Short problem:
Go through the material below and report how many lines contain "matplotlib". Give only the number.

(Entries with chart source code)
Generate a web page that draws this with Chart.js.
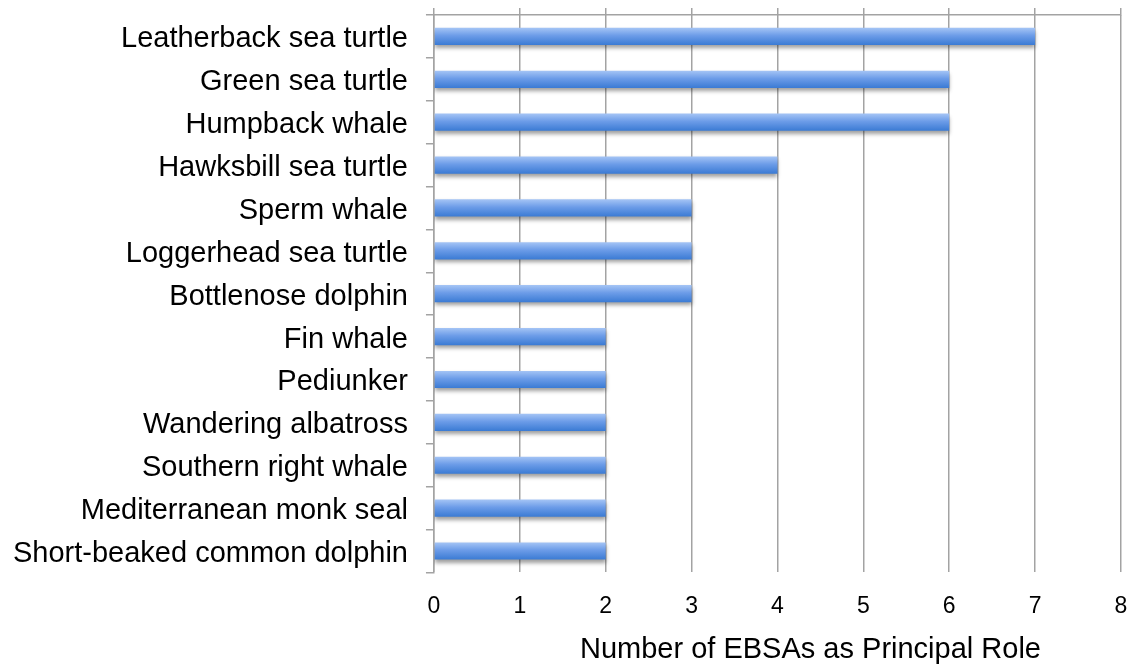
<!DOCTYPE html>
<html>
<head>
<meta charset="utf-8">
<script src="https://cdn.jsdelivr.net/npm/chart.js@4/dist/chart.umd.min.js"></script>
<style>
  html, body { margin: 0; padding: 0; background: #ffffff; }
  #wrap { width: 1132px; height: 664px; }
</style>
</head>
<body>
<div id="wrap"><canvas id="chart" width="1132" height="664"></canvas></div>
<script>
// Species and how many EBSAs each serves as a principal role
const species = [
  'Leatherback sea turtle',
  'Green sea turtle',
  'Humpback whale',
  'Hawksbill sea turtle',
  'Sperm whale',
  'Loggerhead sea turtle',
  'Bottlenose dolphin',
  'Fin whale',
  'Pediunker',
  'Wandering albatross',
  'Southern right whale',
  'Mediterranean monk seal',
  'Short-beaked common dolphin'
];
const ebsaCounts = [7, 6, 6, 4, 3, 3, 3, 2, 2, 2, 2, 2, 2];
const valueTicks = [0, 1, 2, 3, 4, 5, 6, 7, 8];
const axisTitle = 'Number of EBSAs as Principal Role';

const FONT = "'Liberation Sans', Arial, Helvetica, sans-serif";
const GRID = '#a3a3a3';

// Vertical gradient for each bar, lighter at the top
function barFill(context) {
  const chart = context.chart;
  const y = chart.scales && chart.scales.y;
  if (!chart.chartArea || !y) return '#6a9be6';
  const c = y.getPixelForValue(context.dataIndex);
  const half = 8.5;
  const g = chart.ctx.createLinearGradient(0, c - half, 0, c + half);
  g.addColorStop(0, '#a4c4f5');
  g.addColorStop(0.45, '#6c9ce8');
  g.addColorStop(1, '#3b7bd4');
  return g;
}

// Soft drop shadow under the bars
const barShadow = {
  id: 'barShadow',
  beforeDatasetsDraw(chart) {
    const ctx = chart.ctx;
    ctx.save();
    ctx.shadowColor = 'rgba(0,0,0,0.38)';
    ctx.shadowBlur = 4;
    ctx.shadowOffsetY = 3;
  },
  afterDatasetsDraw(chart) {
    chart.ctx.restore();
  }
};

// Axis title under the value ticks
const valueTitle = {
  id: 'valueTitle',
  afterDraw(chart) {
    const ctx = chart.ctx;
    const area = chart.chartArea;
    ctx.save();
    ctx.font = '29px ' + FONT;
    ctx.fillStyle = '#000000';
    ctx.textAlign = 'center';
    ctx.textBaseline = 'alphabetic';
    ctx.fillText(axisTitle, (area.left + area.right) / 2 + 33, 658);
    ctx.restore();
  }
};

new Chart(document.getElementById('chart'), {
  type: 'bar',
  data: {
    labels: species,
    datasets: [{
      data: ebsaCounts,
      backgroundColor: barFill,
      borderWidth: 0,
      categoryPercentage: 1,
      barPercentage: 0.4,
      xAxisID: 'x',
      yAxisID: 'y'
    }]
  },
  options: {
    indexAxis: 'y',
    responsive: false,
    animation: false,
    devicePixelRatio: 1,
    layout: { padding: { top: 8, right: 11, bottom: 24, left: 13 } },
    plugins: {
      legend: { display: false },
      tooltip: { enabled: false }
    },
    scales: {
      x: {
        type: 'linear',
        position: 'bottom',
        min: 0,
        max: 8,
        afterBuildTicks(scale) { scale.ticks = valueTicks.map(v => ({ value: v })); },
        afterFit(scale) { scale.paddingLeft = 0; scale.paddingRight = 0; },
        grid: { color: GRID, lineWidth: 1.5, drawTicks: false },
        border: { display: false },
        ticks: {
          color: '#000000',
          font: { family: FONT, size: 23 },
          padding: 20
        }
      },
      x2: {
        type: 'linear',
        position: 'top',
        min: 0,
        max: 8,
        afterBuildTicks(scale) { scale.ticks = valueTicks.map(v => ({ value: v })); },
        afterFit(scale) { scale.paddingLeft = 0; scale.paddingRight = 0; },
        grid: { color: GRID, lineWidth: 1.5, drawOnChartArea: false, drawTicks: true, tickLength: 7 },
        border: { display: true, color: GRID, width: 1.5 },
        ticks: { display: false }
      },
      y: {
        type: 'category',
        position: 'left',
        offset: true,
        afterFit(scale) {
          // keep the label column only as wide as labels + one padding + tick marks
          scale.width -= scale.options.ticks.padding;
          scale.paddingTop = 0;
          scale.paddingBottom = 0;
        },
        grid: { offset: true, color: GRID, lineWidth: 1.5, drawOnChartArea: false, drawTicks: true, tickLength: 8 },
        border: { display: true, color: GRID, width: 1.5 },
        ticks: {
          color: '#000000',
          font: { family: FONT, size: 29 },
          padding: 18,
          labelOffset: 3,
          autoSkip: false
        }
      }
    }
  },
  plugins: [barShadow, valueTitle]
});
</script>
</body>
</html>
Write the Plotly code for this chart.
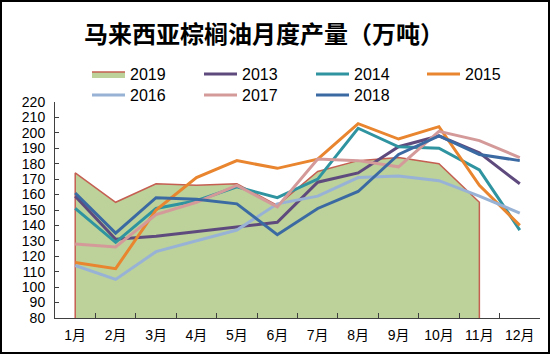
import plotly.graph_objects as go

months = ["1月", "2月", "3月", "4月", "5月", "6月", "7月", "8月", "9月", "10月", "11月", "12月"]
y2019 = [174, 155, 167, 166, 167, 153, 175, 182, 184, 180, 155]
y2013 = [159, 131, 133, 136, 139, 142, 168, 174, 191, 198, 187, 167]
y2014 = [151, 129, 151, 156, 165, 158, 170, 203, 191, 190, 176, 137]
y2015 = [116, 112, 150, 171, 182, 177, 183, 206, 196, 204, 166, 140]
y2016 = [114, 105, 123, 130, 137, 154, 159, 171, 172, 169, 159, 148]
y2017 = [128, 126, 147, 155, 166, 152, 183, 182, 178, 201, 195, 184]
y2018 = [161, 135, 158, 157, 154, 134, 151, 162, 186, 198, 186, 182]
Y_MIN, Y_MAX, Y_STEP = 80, 220, 10

W, H = 550, 354
ML, MR, MT, MB = 55, 10, 102, 36
pw = W - ML - MR
ph = H - MT - MB

# legend slots (pixel x of symbol start, pixel y of row centre)
col_x = [92, 204, 316, 427]
row_y = [74, 95]

fig = go.Figure()

n19 = len(y2019)
fig.add_trace(go.Scatter(
    x=[months[0]] + months[:n19] + [months[n19 - 1]],
    y=[Y_MIN] + y2019 + [Y_MIN],
    name="2019", mode="lines", fill="toself", legend="legend",
    fillcolor="#bcd29a", line=dict(color="#c45f52", width=1.5),
))

series = [
    ("2013", y2013, "#5f4a7e"),
    ("2014", y2014, "#2f94a0"),
    ("2015", y2015, "#e8852e"),
    ("2016", y2016, "#98b2d6"),
    ("2017", y2017, "#d49a9a"),
    ("2018", y2018, "#3b6aa3"),
]
for i, (name, vals, col) in enumerate(series):
    fig.add_trace(go.Scatter(x=months, y=vals, name=name, mode="lines",
                             legend="legend%d" % (i + 2),
                             line=dict(color=col, width=3)))

fig.add_shape(type="rect", xref="paper", yref="paper",
              x0=-(ML - 1) / pw, x1=1 + (MR - 1) / pw,
              y0=-(MB - 1) / ph, y1=1 + (MT - 1) / ph,
              line=dict(color="black", width=2), fillcolor="rgba(0,0,0,0)", layer="above")

legends = {}
for k in range(7):
    r, c = divmod(k, 4)
    key = "legend" if k == 0 else "legend%d" % (k + 1)
    legends[key] = dict(orientation="h", xanchor="left", yanchor="middle",
                        x=(col_x[c] - 5 - ML) / pw, y=1 + (MT - row_y[r]) / ph,
                        font=dict(family="Liberation Sans", size=16, color="black"),
                        bgcolor="rgba(0,0,0,0)", itemwidth=33, borderwidth=0)

fig.update_layout(
    width=W, height=H,
    margin=dict(l=ML, r=MR, t=MT, b=MB),
    paper_bgcolor="white", plot_bgcolor="white",
    title=dict(text="马来西亚棕榈油月度产量（万吨）", xref="container", yref="container",
               x=264 / W, y=1 - 35 / H, xanchor="center", yanchor="middle",
               font=dict(family="Noto Sans CJK SC", size=24, color="black", weight="bold")),
    xaxis=dict(type="category", range=[-0.5, len(months) - 0.5],
               showline=True, linecolor="#404040", linewidth=1,
               ticks="inside", ticklen=5, tickcolor="#404040", tickson="boundaries",
               showgrid=False, zeroline=False, tickangle=0, ticklabelstandoff=4,
               tickfont=dict(family="Liberation Sans, Noto Sans CJK SC", size=14, color="black")),
    yaxis=dict(range=[Y_MIN, Y_MAX], dtick=Y_STEP, tick0=Y_MIN,
               showline=True, linecolor="#404040", linewidth=1,
               ticks="inside", ticklen=4, tickcolor="#404040",
               showgrid=False, zeroline=False, ticklabelstandoff=6,
               tickfont=dict(family="Liberation Sans", size=14, color="black")),
    showlegend=True,
    **legends,
)

fig.write_html("out.html")
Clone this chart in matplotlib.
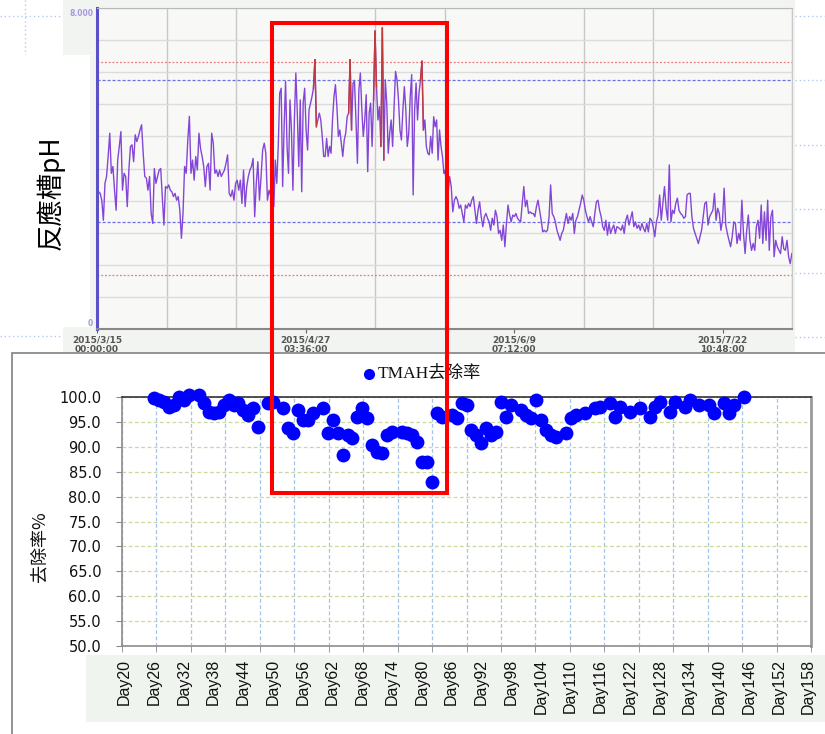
import numpy as np
import matplotlib
matplotlib.use("Agg")
import matplotlib.pyplot as plt
from matplotlib.patches import Rectangle
from matplotlib.lines import Line2D

W, H = 825, 734

# reactor pH log, read in four stretches (days since 2015/3/15 00:00)
ph_part1 = [3.46, 3.42, 3.38, 3.21, 2.71, 3.63, 3.80, 4.30, 4.88, 3.88, 4.05, 3.46, 2.96, 4.21, 4.55,
            4.92, 3.46, 3.88, 3.80, 3.05, 3.96, 4.55, 4.59, 4.17, 4.84, 4.67, 4.80, 4.96, 5.09, 4.38,
            3.80, 3.76, 3.46, 3.80, 2.88, 2.63, 4.00, 3.63, 3.80, 3.96, 4.00, 3.30, 2.59, 3.55, 3.51,
            3.59, 3.46, 3.42, 3.30, 3.38, 3.21, 3.30, 2.96, 2.26, 2.88, 4.05, 3.88, 4.71, 5.30, 3.88,
            4.21, 3.71, 4.30, 3.96, 4.88, 4.50, 4.30, 4.05, 3.55, 4.05, 4.13, 3.46, 4.88, 4.63, 3.88,
            3.96, 3.80, 3.96, 3.80, 3.88, 3.96, 4.13, 4.34, 3.38, 3.30, 3.46, 3.21, 3.63, 3.71, 3.46,
            3.71, 3.13, 3.96, 3.05, 3.55, 3.80, 3.96, 4.05, 4.25, 2.80, 3.63, 4.17, 3.21, 3.80, 4.46,
            4.63, 4.38, 3.21, 3.46]
ph_part2 = [3.05, 4.21, 3.63, 4.55, 5.88, 6.00, 3.55, 5.04, 6.17, 4.55, 3.88, 5.71, 4.96, 3.46, 5.21,
            6.38, 5.38, 4.05, 5.71, 3.42, 5.63, 6.00, 4.96, 4.46, 5.46, 5.63, 5.79, 6.00, 6.71, 5.04,
            5.21, 5.38, 5.21, 4.80, 4.30, 4.30, 4.75, 4.30, 4.55, 4.38, 5.21, 5.79, 6.09, 5.54, 4.80,
            4.96, 4.63, 4.30, 4.71, 4.88, 5.29, 5.38, 6.71, 4.96, 6.13, 6.17, 5.21, 4.13, 5.96, 6.38,
            5.46, 4.80, 5.21, 5.84, 3.92, 5.38, 5.63, 4.55, 5.71, 7.42, 6.04, 5.21, 5.54, 4.55, 7.50,
            4.21, 6.21, 5.63, 4.38, 4.88, 5.21, 4.55, 5.54, 6.42, 6.21, 5.71, 4.96, 4.71, 5.46, 6.04,
            5.46, 4.55, 4.88, 5.79, 6.34, 3.34, 5.46, 6.13, 5.21, 5.88, 6.21, 6.67, 4.96, 5.21, 4.55,
            4.38, 4.34, 4.80, 4.38, 5.29, 5.04, 5.21, 4.21, 4.96, 4.55, 4.30, 3.88]
ph_part3 = [3.96, 3.63, 3.38, 3.80, 3.55, 2.92, 3.21, 3.30, 3.21, 3.01, 3.09, 2.88, 2.67, 3.09, 3.01,
            3.13, 3.05, 3.21, 3.30, 2.96, 2.63, 2.96, 3.17, 2.80, 2.55, 2.80, 2.88, 2.76, 2.67, 2.46,
            2.76, 2.59, 2.96, 2.80, 2.38, 2.46, 2.21, 2.59, 2.05, 2.63, 3.09, 2.84, 2.67, 2.84, 2.80,
            2.88, 2.76, 2.71, 2.67, 3.13, 3.55, 3.05, 3.21, 2.88, 2.92, 2.88, 2.88, 2.80, 3.05, 3.21,
            2.96, 2.71, 2.42, 2.46, 2.42, 2.46, 2.80, 3.59, 2.88, 2.80, 2.67, 2.46, 2.34, 2.21, 2.38,
            2.46, 2.67, 2.88, 2.63, 2.80, 2.71, 2.88, 2.38, 2.71, 2.80, 2.96, 3.13, 3.34, 3.21, 2.96,
            2.80, 2.67, 2.80, 2.67, 2.55, 2.88, 3.17, 3.21, 2.96, 2.80, 2.55, 2.46, 2.71, 2.34, 2.63,
            2.38, 2.51, 2.59, 2.38, 2.55]
ph_part4 = [2.51, 2.46, 2.59, 2.38, 2.71, 2.84, 2.59, 2.76, 2.92, 2.55, 2.67, 2.51, 2.59, 2.46, 2.63,
            2.51, 2.42, 2.63, 2.42, 2.76, 2.71, 2.55, 2.30, 2.67, 2.84, 3.34, 2.71, 3.13, 3.55, 3.01,
            2.71, 4.09, 2.67, 2.96, 2.88, 3.13, 3.26, 2.96, 2.88, 2.84, 2.76, 2.80, 3.34, 3.38, 3.38,
            2.80, 2.51, 2.38, 2.26, 2.13, 2.30, 2.46, 2.80, 3.13, 3.17, 2.59, 2.80, 2.88, 2.96, 3.38,
            2.71, 3.01, 2.88, 2.46, 2.71, 3.51, 2.59, 2.38, 2.21, 2.05, 2.30, 2.67, 2.63, 2.13, 2.38,
            2.21, 3.21, 2.38, 1.88, 2.46, 2.84, 2.21, 1.96, 2.13, 1.96, 2.55, 2.71, 2.26, 3.09, 2.13,
            2.92, 2.21, 3.21, 1.96, 2.80, 2.96, 1.80, 2.21, 2.05, 1.96, 1.88, 2.30, 2.00, 1.96, 2.21,
            1.80, 1.63, 1.88]
part_spans = [(0.0, 35.6), (36.6, 71.8), (72.0, 107.6), (108.1, 143.8)]

ph_limits_red = [6.65, 1.35]
ph_limits_blue = [6.2, 2.67]
date_labels = ["2015/3/15\n00:00:00", "2015/4/27\n03:36:00", "2015/6/9\n07:12:00", "2015/7/22\n10:48:00"]

# TMAH removal rate per day
days = [26, 27, 28, 29, 30, 31, 32, 33, 35, 36, 37, 38, 39, 40, 41, 42, 43, 44, 45, 46,
        47, 49, 50, 52, 53, 54, 55, 56, 57, 58, 60, 61, 62, 63, 64, 65, 66, 67, 68, 69,
        70, 71, 72, 73, 74, 76, 77, 78, 79, 80, 81, 82, 83, 84, 86, 87, 88, 89, 90, 91,
        92, 93, 94, 95, 96, 97, 98, 100, 101, 102, 103, 104, 105, 106, 107, 109, 110, 111, 113, 115,
        116, 118, 119, 120, 122, 124, 126, 127, 128, 130, 131, 133, 134, 136, 138, 139, 141, 142, 143, 145]
removal = [99.7, 99.3, 99.0, 98.0, 98.3, 100.0, 99.3, 100.3, 100.3, 98.7, 97.0, 96.7, 97.0, 98.3, 99.3, 98.3, 98.7, 97.3, 96.3, 97.7,
           94.0, 98.7, 99.0, 97.7, 93.7, 92.7, 97.3, 95.3, 95.3, 96.7, 97.7, 92.7, 95.3, 92.7, 88.3, 92.3, 91.7, 96.0, 97.7, 95.7,
           90.3, 89.0, 88.7, 92.3, 93.0, 93.0, 92.7, 92.3, 91.0, 87.0, 87.0, 83.0, 96.7, 96.0, 96.3, 95.7, 98.7, 98.3, 93.3, 92.3,
           90.7, 93.7, 92.3, 93.0, 99.0, 96.0, 98.3, 97.3, 96.3, 95.7, 99.3, 95.3, 93.3, 92.3, 92.0, 92.7, 95.7, 96.3, 96.7, 97.7,
           98.0, 98.7, 96.0, 98.0, 97.0, 97.7, 96.0, 98.0, 99.0, 97.0, 99.0, 98.0, 99.3, 98.3, 98.3, 96.7, 98.7, 96.7, 98.3, 100.0]
day_labels = list(range(20, 159, 6))


def fx(px):
    return px / W


def fy(py):
    return 1 - py / H


fig = plt.figure(figsize=(W / 100, H / 100), dpi=100)

# backgrounds of the pasted pieces
fig.add_artist(Rectangle((fx(63), fy(352)), fx(795 - 63), 352 / H, transform=fig.transFigure,
                         facecolor="#f2f4f1", edgecolor="none", zorder=-5))
fig.add_artist(Rectangle((0, fy(327)), fx(90), (327 - 55) / H, transform=fig.transFigure,
                         facecolor="white", edgecolor="none", zorder=-4))
fig.add_artist(Rectangle((fx(12), -0.01), 1, (734 - 353) / H + 0.01, transform=fig.transFigure,
                         facecolor="white", edgecolor="#8a8a8a", lw=1.3, zorder=-3))
fig.add_artist(Rectangle((fx(86), fy(722)), 1, (722 - 655) / H, transform=fig.transFigure,
                         facecolor="#eff4ee", edgecolor="none", zorder=-2))

# faint dotted slide guides
guide = dict(color="#b4c8ee", lw=1.0, ls=(0, (1, 2)), zorder=-6)
fig.add_artist(Line2D([fx(793), fx(793)], [fy(0), fy(352)], **guide))
for gy in [16, 80, 145, 209, 273, 337]:
    fig.add_artist(Line2D([fx(795), 1], [fy(gy), fy(gy)], **guide))
for gy in [80, 145, 209, 273]:
    fig.add_artist(Line2D([0, fx(10)], [fy(gy), fy(gy)], **guide))
fig.add_artist(Line2D([0, fx(63)], [fy(16), fy(16)], **guide))
fig.add_artist(Line2D([fx(25), fx(25)], [fy(0), fy(55)], **guide))
fig.add_artist(Line2D([0, fx(63)], [fy(336), fy(336)], **guide))

# ---- top: reactor pH trend ----
ax1 = fig.add_axes([fx(97), fy(329), fx(695), 321 / H])
ax1.set_facecolor("#f8f9f7")
t = np.concatenate([np.linspace(a, b, len(p)) for (a, b), p in
                    zip(part_spans, [ph_part1, ph_part2, ph_part3, ph_part4])])
ph = np.array(ph_part1 + ph_part2 + ph_part3 + ph_part4)
span = 143.833
ax1.set_xlim(0, span)
ax1.set_ylim(0, 8)
ax1.set_yticks(np.arange(0, 8.01, 0.8))
ax1.set_xticks(np.arange(0, span + 0.1, span / 10), minor=True)
ax1.set_xticks([0, 3 * span / 10, 6 * span / 10, 9 * span / 10])
ax1.set_xticklabels(date_labels)
ax1.set_yticklabels([])
ax1.grid(axis="y", color="#dcdcdc", lw=1)
ax1.grid(axis="x", which="minor", color="#c8c8c8", lw=1)
ax1.tick_params(axis="y", length=0)
ax1.tick_params(axis="x", which="minor", length=0)
ax1.tick_params(axis="x", which="major", length=3, color="#666666", labelsize=6.5,
                labelcolor="#555555", pad=2)
for lab in ax1.get_xticklabels():
    lab.set_fontweight("bold")
    lab.set_linespacing(1.0)
for v in ph_limits_red:
    ax1.axhline(v, color="#e87a7a", lw=0.9, ls=(0, (1.5, 1.5)))
for v in ph_limits_blue:
    ax1.axhline(v, color="#6f6fe6", lw=0.9, ls=(0, (2.5, 1.5)))
ax1.plot(t, ph, color="#8446d6", lw=1.0)
for i in range(len(ph) - 1):
    if ph[i] > 6.6 or ph[i + 1] > 6.6:
        ax1.plot(t[i:i + 2], ph[i:i + 2], color="#c23a3a", lw=1.0)
ax1.spines["left"].set_color("#5a50c8")
ax1.spines["left"].set_linewidth(2.2)
ax1.spines["bottom"].set_color("#888888")
ax1.spines["bottom"].set_linewidth(1.5)
ax1.spines["top"].set_color("#b8b8b8")
ax1.spines["right"].set_color("#c8c8c8")
fig.text(fx(70), fy(13), "8.000", fontsize=5.5, color="#a898e0", fontweight="bold", va="center")
fig.text(fx(93), fy(323), "0", fontsize=5.5, color="#a898e0", fontweight="bold", va="center", ha="right")
fig.text(fx(50), fy(193), "反應槽pH", rotation=90, fontsize=19, ha="center", va="center",
         family=["Noto Sans CJK TC", "DejaVu Sans"])

# ---- bottom: TMAH removal rate ----
ax2 = fig.add_axes([fx(122), fy(646.3), fx(689), 249.6 / H])
ax2.set_facecolor("white")
ax2.set_xlim(19.5, 158.5)
ax2.set_ylim(50, 100)
ax2.set_yticks(np.arange(50, 100.1, 5))
ax2.set_yticklabels([f"{v:.1f}" for v in np.arange(50, 100.1, 5)])
ax2.set_xticks(day_labels)
ax2.set_xticklabels([f"Day{d}" for d in day_labels], rotation=90, family="Liberation Sans")
ax2.set_xticks(np.linspace(19.5, 158.5, 21), minor=True)
ax2.grid(axis="y", color="#c9d99f", lw=0.9, ls=(0, (3, 2)))
ax2.grid(axis="x", which="minor", color="#a3c4e8", lw=0.9, ls=(0, (3, 2)))
ax2.set_axisbelow(True)
ax2.tick_params(axis="x", which="major", length=0, labelsize=11.5, pad=9, labelcolor="#111111")
ax2.tick_params(axis="x", which="minor", length=4, color="#8c8c8c")
ax2.tick_params(axis="y", length=4, color="#8c8c8c", labelsize=10.5, pad=11, labelcolor="#111111")
for side in ["left", "bottom"]:
    ax2.spines[side].set_color("#8c8c8c")
    ax2.spines[side].set_linewidth(1.2)
ax2.spines["top"].set_color("#222222")
ax2.spines["top"].set_linewidth(1.1)
ax2.spines["right"].set_color("#9a9a9a")
ax2.spines["right"].set_linewidth(2)
ax2.plot(days, removal, "o", color="#0000ff", ms=10, mec="none", clip_on=False, zorder=5)

fig.add_artist(Line2D([fx(369)], [fy(374)], marker="o", ms=8, color="#0000ff", mec="none",
                      transform=fig.transFigure))
fig.text(fx(378), fy(374), "TMAH去除率", fontsize=12.5, va="center",
         family=["Liberation Serif", "Noto Sans CJK TC"], color="#111111")
fig.text(fx(40), fy(547), "去除率%", rotation=90, fontsize=13, ha="center", va="center",
         family=["Noto Sans CJK TC", "DejaVu Sans"], color="#111111")

# highlight box across both charts
fig.add_artist(Rectangle((fx(272), fy(493)), fx(447 - 272), (493 - 23) / H, transform=fig.transFigure,
                         fill=False, edgecolor="#ff0000", lw=2.9, zorder=20))

fig.savefig("out.png", dpi=100)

Response to this exercise:
6